A recent report by Everbridge, a firm specializing in unified critical communications, found that the average response time to an IT incident was 27 minutes, but with some response times stretching out to almost two and a half hours.
Given the report’s estimated cost of unplanned downtime at more than $8,600 per minute, delays in response can be expensive, as well as potentially damaging to user and customer confidence, company reputation and compliance. The cost and potential risk rises if the incident is related to mission-critical or customer-facing applications and services.
Rapid Response Essential
Clearly, rapid response to incidents is essential, and automation can help in two ways. First, it can help IT teams detect incidents quickly, sometimes before they occur. And, by streamlining communications and notifications, automation can reduce the time needed to get the right people in place to respond.
A documented incident management process is an essential first step. The process should cover the full cycle from identification to successful closure. The IT Infrastructure Library (ITIL) recommends four key steps – awareness and identification of the incident, logging the incident, categorizing the incident, and prioritization.
Monitoring Identifies Incidents Quickly
Automated monitoring tools play an important role here. They monitor infrastructure against pre-defined standards and can be programmed to provide automated alerts in the event of an incident or deteriorating performance.

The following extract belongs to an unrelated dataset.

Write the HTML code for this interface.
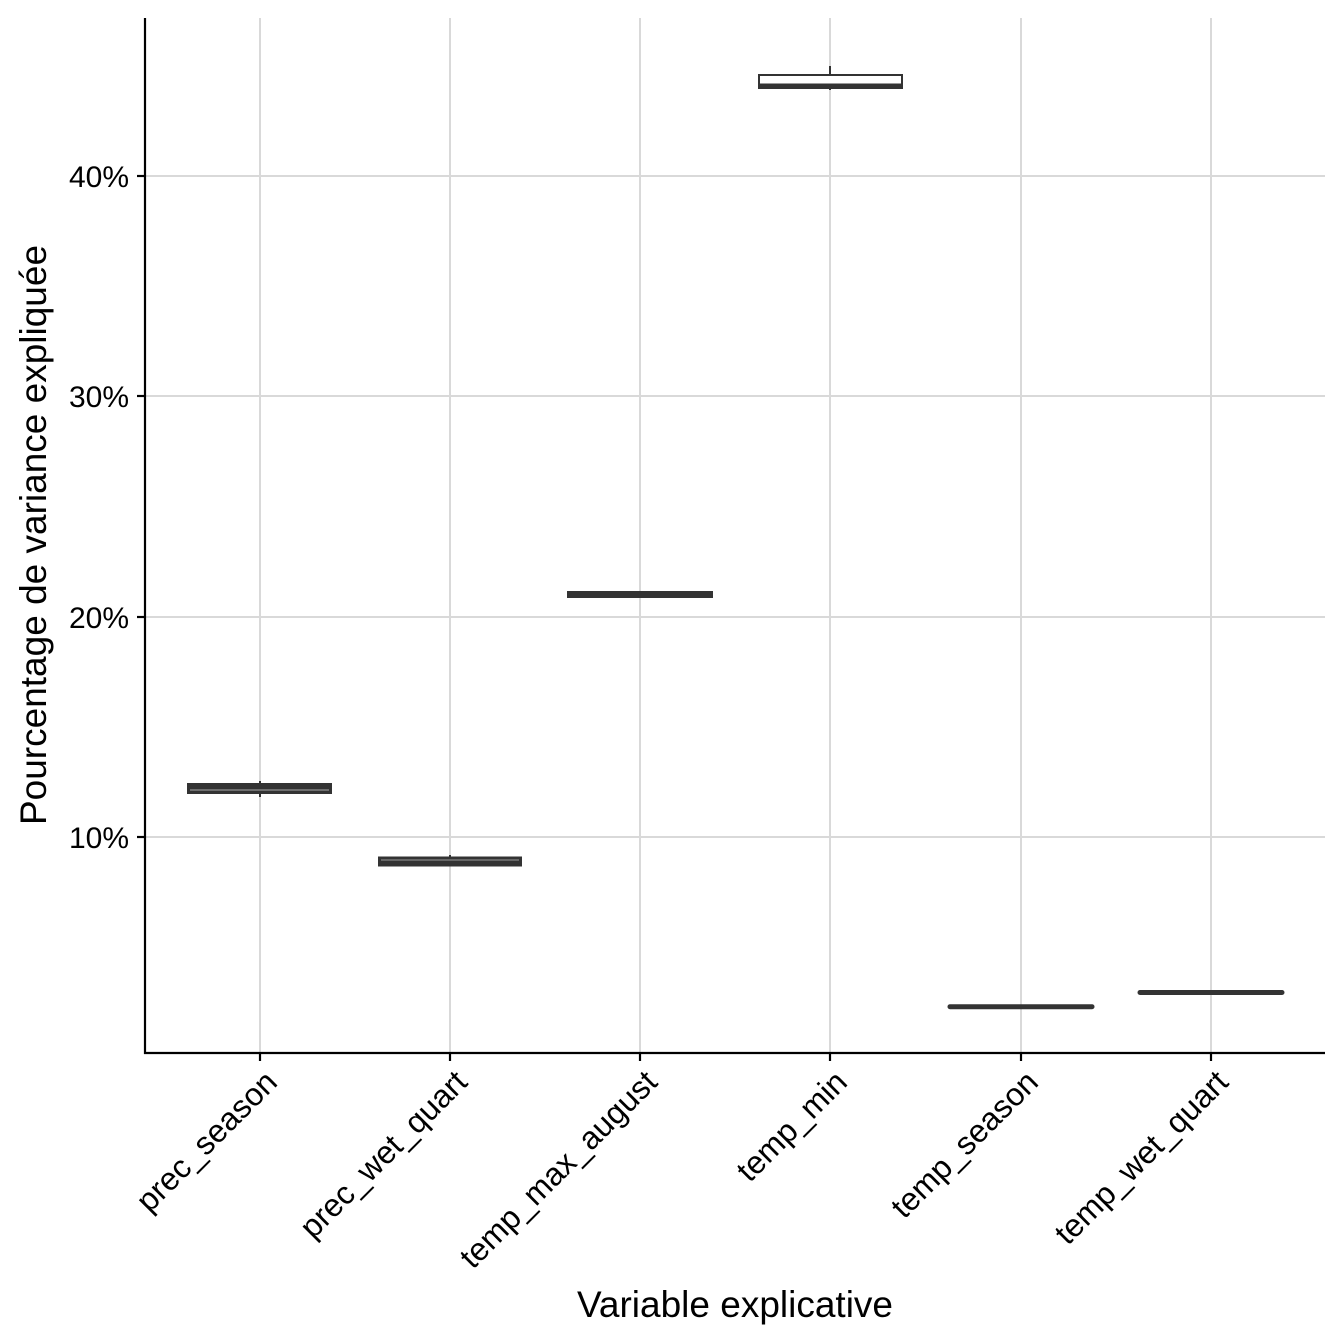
<!DOCTYPE html>
<html><head><meta charset="utf-8"><style>html,body{margin:0;padding:0;background:#fff}svg{display:block}</style></head>
<body>
<svg width="1344" height="1344" viewBox="0 0 1344 1344" xmlns="http://www.w3.org/2000/svg" font-family="Liberation Sans, Arial, sans-serif">
<rect width="1344" height="1344" fill="#fff"/>
<g stroke="#d9d9d9" stroke-width="2">
<line x1="145" x2="1325" y1="176" y2="176"/>
<line x1="145" x2="1325" y1="396" y2="396"/>
<line x1="145" x2="1325" y1="617" y2="617"/>
<line x1="145" x2="1325" y1="837" y2="837"/>
<line x1="260" x2="260" y1="18" y2="1053"/>
<line x1="450" x2="450" y1="18" y2="1053"/>
<line x1="640" x2="640" y1="18" y2="1053"/>
<line x1="830" x2="830" y1="18" y2="1053"/>
<line x1="1021" x2="1021" y1="18" y2="1053"/>
<line x1="1211" x2="1211" y1="18" y2="1053"/>
</g>
<g stroke="#333" stroke-width="2" fill="#333">
<line x1="260" x2="260" y1="781" y2="797"/>
<rect x="188" y="784" width="143" height="9"/>
<line x1="190" x2="329" y1="790" y2="790" stroke="#aaa" stroke-width="1"/>
<line x1="450" x2="450" y1="855" y2="864"/>
<rect x="379" y="857.5" width="142" height="8"/>
<line x1="381" x2="519" y1="860" y2="860" stroke="#999" stroke-width="1"/>
<rect x="568" y="592" width="144" height="5"/>
<line x1="830" x2="830" y1="66" y2="90"/>
<rect x="759" y="75" width="143" height="13" fill="#fff"/>
<line x1="759" x2="902" y1="86" y2="86" stroke-width="5"/>
<line x1="950" x2="1092" y1="1006.7" y2="1006.7" stroke-width="5" stroke-linecap="round"/>
<line x1="1140" x2="1282" y1="992.5" y2="992.5" stroke-width="5" stroke-linecap="round"/>
</g>
<g stroke="#000" stroke-width="2.2">
<line x1="145" x2="145" y1="18" y2="1054"/>
<line x1="144" x2="1325" y1="1053" y2="1053"/>
<line x1="137" x2="145" y1="176" y2="176"/>
<line x1="137" x2="145" y1="396" y2="396"/>
<line x1="137" x2="145" y1="617" y2="617"/>
<line x1="137" x2="145" y1="837" y2="837"/>
<line x1="260" x2="260" y1="1053" y2="1061"/>
<line x1="450" x2="450" y1="1053" y2="1061"/>
<line x1="640" x2="640" y1="1053" y2="1061"/>
<line x1="830" x2="830" y1="1053" y2="1061"/>
<line x1="1021" x2="1021" y1="1053" y2="1061"/>
<line x1="1211" x2="1211" y1="1053" y2="1061"/>
</g>
<g font-size="30" fill="#000" text-anchor="end">
<text x="129" y="187">40%</text>
<text x="129" y="407">30%</text>
<text x="129" y="628">20%</text>
<text x="129" y="848">10%</text>
</g>
<g font-size="32" fill="#000" text-anchor="end">
<text transform="translate(279,1084) rotate(-45)">prec_season</text>
<text transform="translate(469,1084) rotate(-45)">prec_wet_quart</text>
<text transform="translate(659,1084) rotate(-45)">temp_max_august</text>
<text transform="translate(849,1084) rotate(-45)">temp_min</text>
<text transform="translate(1040,1084) rotate(-45)">temp_season</text>
<text transform="translate(1230,1084) rotate(-45)">temp_wet_quart</text>
</g>
<text x="735" y="1317" font-size="37" text-anchor="middle" fill="#000">Variable explicative</text>
<text transform="translate(46,535) rotate(-90)" font-size="37" text-anchor="middle" fill="#000">Pourcentage de variance expliquée</text>
</svg>
</body></html>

Automated tools are a valuable back-up to the incident reports that come from users or a helpdesk, and they can enable teams to take a proactive response before the incident impacts users or customers.

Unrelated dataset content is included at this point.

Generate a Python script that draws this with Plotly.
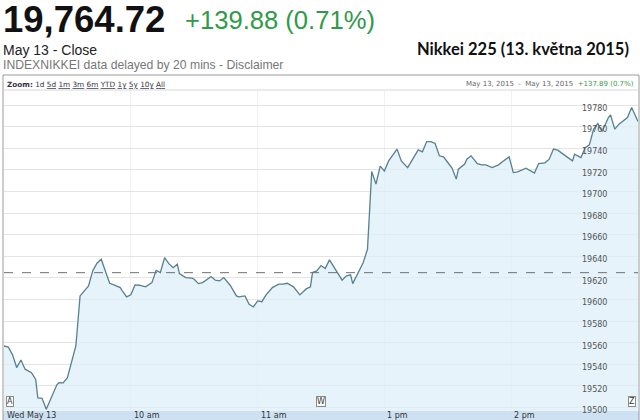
import plotly.graph_objects as go

# ---------------- data ----------------
times = ["09:00","09:02","09:04","09:06","09:08","09:10","09:13","09:15","09:16","09:18",
         "09:20","09:23","09:25","09:26","09:28","09:30","09:32","09:34","09:36","09:38",
         "09:40","09:42","09:44","09:46","09:48","09:50","09:52","09:55","09:56","09:58",
         "10:00","10:02","10:04","10:07","10:10","10:12","10:14","10:16","10:18","10:20",
         "10:22","10:23","10:26","10:29","10:30","10:32","10:34","10:38","10:40","10:42",
         "10:44","10:47","10:50","10:51","10:54","10:56","10:58","11:00","11:02","11:04",
         "11:07","11:10","11:12","11:14","11:17","11:20","11:23","11:25","11:26","11:28",
         "11:30","12:32","12:34","12:36","12:38","12:40","12:42","12:44","12:45","12:48",
         "12:50","12:52","12:54","12:56","12:58","13:00","13:02","13:06","13:08","13:11",
         "13:14","13:16","13:18","13:20","13:22","13:24","13:26","13:28","13:30","13:32",
         "13:34","13:35","13:38","13:39","13:41","13:44","13:46","13:48","13:51","13:54",
         "13:56","13:59","14:01","14:03","14:07","14:09","14:11","14:13","14:16","14:18",
         "14:20","14:22","14:24","14:26","14:29","14:30","14:33","14:35","14:37","14:39",
         "14:41","14:43","14:46","14:47","14:49","14:51","14:55","14:57","15:00"]
values = [19557,19556,19549,19537,19544,19535.5,19532.3,19526,19509,19508.6,
          19498.4,19512.3,19521,19523,19522.8,19527.7,19541.6,19557,19603.3,19608,
          19612.6,19626.5,19633.6,19637.3,19626.5,19615,19613.5,19611,19608,19602.4,
          19604.3,19613.5,19613.2,19611.7,19615.6,19627,19625,19638.8,19633.2,19629.5,
          19632.7,19624,19620.3,19619.7,19618.8,19614.7,19615.6,19621.2,19617.9,19617.2,
          19620.3,19613.2,19603.3,19602.4,19603.3,19595.6,19593.1,19598.7,19598,19604.3,
          19611,19614.2,19614.2,19615,19611.7,19604.3,19609.8,19611.7,19625,19626.5,
          19631.4,19628.6,19636.7,19630.2,19625,19617.9,19621.9,19622.8,19614.7,19626.5,
          19634.2,19646.6,19718.4,19706.8,19723.4,19719,19728.3,19739.2,19728.3,19722.1,
          19731.4,19738.5,19736.7,19746.2,19746.2,19744.4,19733,19732,19726.8,19721.6,
          19711.4,19720.6,19725.3,19729.9,19733,19725.8,19724.6,19724.6,19722.1,19724.6,
          19727.7,19732,19717.5,19718.1,19721.6,19719,19717,19725.8,19726.5,19729.9,
          19739.2,19738.2,19735.5,19733,19728.3,19734.5,19731.4,19740.6,19743.1,19757.7,
          19762.9,19755.5,19768.4,19770.9,19757.7,19762.3,19768.4,19777.7,19764.72]
prev_close = 19624.84
tick_times = ["09:00", "10:00", "11:00", "13:00", "14:00"]
tick_labels = ["Wed May 13", "10 am", "11 am", "1 pm", "2 pm"]
flag_times = ["09:03", "11:30", "14:57"]
flag_labels = ["A", "W", "Z"]

# trading-time axis: lunch break 11:30-12:30 removed
def tmin(s):
    h, m = map(int, s.split(":"))
    t = h * 60 + m - 540
    if t >= 210:
        t -= 60
    return t

xs = [tmin(t) for t in times]

# ---------------- layout geometry ----------------
W, H = 640, 420
L, R, T, B = 4, 2, 90, 9
PW, PH = W - L - R, H - T - B

def px(x):
    return (x - L) / PW

def py(y):
    return (H - B - y) / PH

fig = go.Figure()
fig.add_trace(go.Scatter(
    x=xs, y=values, mode="lines",
    line=dict(color="#56808f", width=1.3),
    fill="tozeroy", fillcolor="rgba(222,239,250,0.75)",
    hoverinfo="skip", showlegend=False))

shapes = [
    dict(type="line", xref="paper", yref="y", x0=0, x1=1, y0=prev_close, y1=prev_close,
         line=dict(color="#707070", width=1, dash="dash")),
    dict(type="rect", xref="paper", yref="paper", x0=px(3), x1=px(639), y0=py(420), y1=py(411),
         fillcolor="#cde1f2", line=dict(width=0), layer="below"),
    dict(type="rect", xref="paper", yref="paper", x0=px(3), x1=px(639), y0=py(421), y1=py(75),
         fillcolor="rgba(0,0,0,0)", line=dict(color="#9a9a9a", width=1)),
    dict(type="line", xref="paper", yref="paper", x0=px(3), x1=px(639), y0=py(90), y1=py(90),
         line=dict(color="#d8d8d8", width=1)),
]

ann = []
def txt(text, x, y, size, color="#000", family="Liberation Sans, Arial", xanchor="left", bold=False):
    ann.append(dict(text=("<b>%s</b>" % text) if bold else text, xref="paper", yref="paper",
                    x=px(x), y=py(y), xanchor=xanchor, yanchor="middle", showarrow=False,
                    font=dict(size=size, color=color, family=family)))

txt("19,764.72", 1, 20, 36.5, "#111", bold=True)
txt("+139.88 (0.71%)", 183, 20, 25.6, "#2f9a48")
txt("May 13 - Close", 1, 50, 14, "#222")
txt("INDEXNIKKEI data delayed by 20 mins - Disclaimer", 1, 65, 12.2, "#777")
txt("Nikkei 225 (13. května 2015)", 631, 49, 16.5, "#111", family="Lato", xanchor="right", bold=True)

u = "<span style='text-decoration:underline'>%s</span>"
zoom_txt = "<b>Zoom:</b> 1d " + " ".join(u % z for z in ["5d", "1m", "3m", "6m", "YTD", "1y", "5y", "10y", "All"])
txt(zoom_txt, 5, 84, 7.3, "#334", family="DejaVu Sans")
txt("May 13, 2015 &nbsp;-&nbsp; May 13, 2015 &nbsp;<span style='color:#3a9a4a'>+137.89 (0.7%)</span>", 636, 84, 7,
    "#666", family="DejaVu Sans", xanchor="right")

for t, lab in zip(tick_times, tick_labels):
    ann.append(dict(text=lab, xref="x", yref="paper", x=tmin(t), y=py(416), xanchor="left",
                    yanchor="middle", showarrow=False, xshift=1,
                    font=dict(size=8, color="#333", family="DejaVu Sans")))

for t, lab in zip(flag_times, flag_labels):
    ann.append(dict(text=lab, xref="x", yref="paper", x=tmin(t), y=py(401), xanchor="center",
                    yanchor="middle", showarrow=False, bgcolor="white", bordercolor="#8a8a8a",
                    borderwidth=1, borderpad=0,
                    font=dict(size=8, color="#333", family="DejaVu Sans")))

fig.update_layout(
    width=W, height=H, margin=dict(l=L, r=R, t=T, b=B),
    paper_bgcolor="white", plot_bgcolor="white",
    shapes=shapes, annotations=ann,
    xaxis=dict(range=[0, 300], tickvals=[tmin(t) for t in tick_times[1:]], showticklabels=False,
               showgrid=True, gridcolor="#f1f1f1", zeroline=False, showline=False, ticks=""),
    yaxis=dict(range=[19496.8, 19793.9], dtick=20, tick0=19500, side="right", anchor="free",
               position=px(581), showgrid=True, gridcolor="#e4e4e4", zeroline=False, showline=False,
               ticks="", ticklabelshift=3, tickformat="d",
               tickfont=dict(size=8, color="#555", family="DejaVu Sans")),
)

fig.write_html("out.html", config={"displayModeBar": False},
               post_script="document.body.style.margin='0px';document.body.style.overflow='hidden';")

Document processes and business rules for categorizing and prioritizing incidents ensure that IT teams understand the type of response that is required. While automated monitoring can provide essential information to IT teams, the notification process can prove to be a weak link.
Automated Notification Eliminates Weak Links
The Everbridge report found that ticketing systems and manual calls remain the predominant method of alerting response teams. While escalation systems are in place to ensure that response is monitored and managed, these can cause further delay and increase downtime.

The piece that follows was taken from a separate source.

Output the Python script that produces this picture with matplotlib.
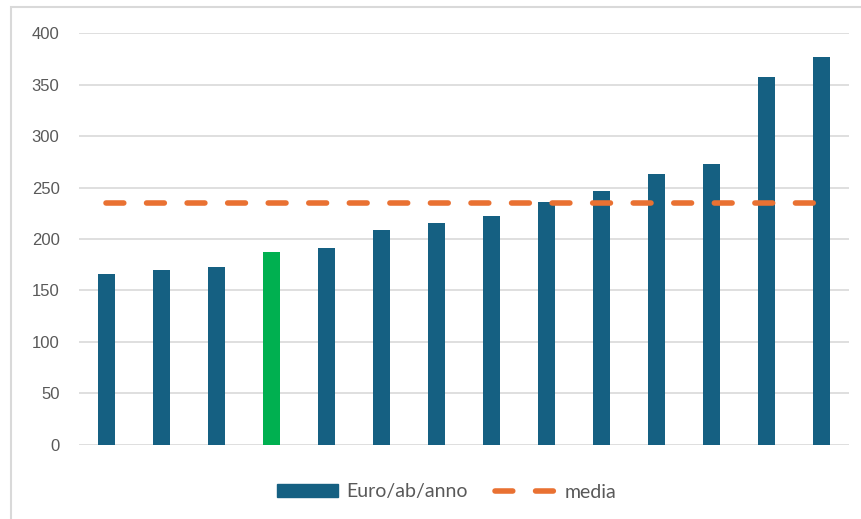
# Euro/ab/anno bar chart with average line

import matplotlib.pyplot as plt
from matplotlib.patches import Rectangle

# Data (sorted ascending, no category labels shown)
valori = [166, 170, 173, 187, 191, 209, 216, 222, 236, 247, 263, 273, 357, 377]
media = [235] * len(valori)
evidenziato = 3  # index of the green bar
y_ticks = [0, 50, 100, 150, 200, 250, 300, 350, 400]

blu = '#156082'
verde = '#00B050'
arancio = '#E97132'
grigio_testo = '#595959'
grigio_griglia = '#D9D9D9'

fig = plt.figure(figsize=(8.62, 5.19), dpi=100)
ax = fig.add_axes([0.0916, 0.1426, 0.8934, 0.7938])

x = list(range(len(valori)))
colori = [verde if i == evidenziato else blu for i in x]

ax.bar(x, valori, width=0.31, color=colori, zorder=3)

ax.plot(x, media, color=arancio, linewidth=4, linestyle=(0, (3.2, 4.1)),
        dash_capstyle='round', zorder=4)

ax.set_xlim(-0.5, len(valori) - 0.5)
ax.set_ylim(0, 400)
ax.set_yticks(y_ticks)
ax.set_xticks([])
ax.yaxis.grid(True, color=grigio_griglia, linewidth=1.2, zorder=0)
ax.set_axisbelow(True)
for s in ax.spines.values():
    s.set_visible(False)
ax.tick_params(axis='y', length=0, pad=14, labelsize=12, labelcolor=grigio_testo)
for lab in ax.get_yticklabels():
    lab.set_fontfamily('Liberation Sans')

# legend (blue patch for bars, dashed orange for average)
h_bar = Rectangle((0, 0), 1, 1, color=blu)
h_line = ax.get_lines()[0]
leg = fig.legend([h_bar, h_line], ['Euro/ab/anno', 'media'], loc='center',
                 bbox_to_anchor=(0.518, 1 - 492 / 519), ncol=2, frameon=False,
                 handlelength=3.15, handleheight=0.67, handletextpad=0.42,
                 columnspacing=1.4, prop={'family': 'Lato', 'size': 14})
for t in leg.get_texts():
    t.set_color(grigio_testo)

# chart outer border
fig.patches.append(Rectangle((11 / 862, -0.1), 1.2, 1.1 - 7 / 519,
                             transform=fig.transFigure, fill=False,
                             edgecolor=grigio_griglia, linewidth=1.5))

fig.savefig('out.png', dpi=100)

To overcome these problems, Gartner and other commentators recommend the use of automated alerting tools integrated with other monitoring and management tools. Automated notification can reduce or eliminate any delay in reaching the most suitable team member and speed up mean time to resolution.
An automated notification system contains details of IT staff with their skills and experience in different incident categories. It incorporates updated information on staff status and ability, together with a set of different contact details by phone, email, mobile or text.
Right People in the Right Place
By linking the notification database to the monitoring and alert system, notifications can be issued automatically to the most suitable staff. The notifications provide incident details and priority, together with a reply mechanism that lets the incident management team know the technician is on the case. Some systems also incorporate features that allow the technician to provide status updates.
Automated monitoring and notification tools are essential. In the Everbridge survey, 90 percent of respondents reported at least one major incident per year. Resolving those issues quickly and efficiently is a priority.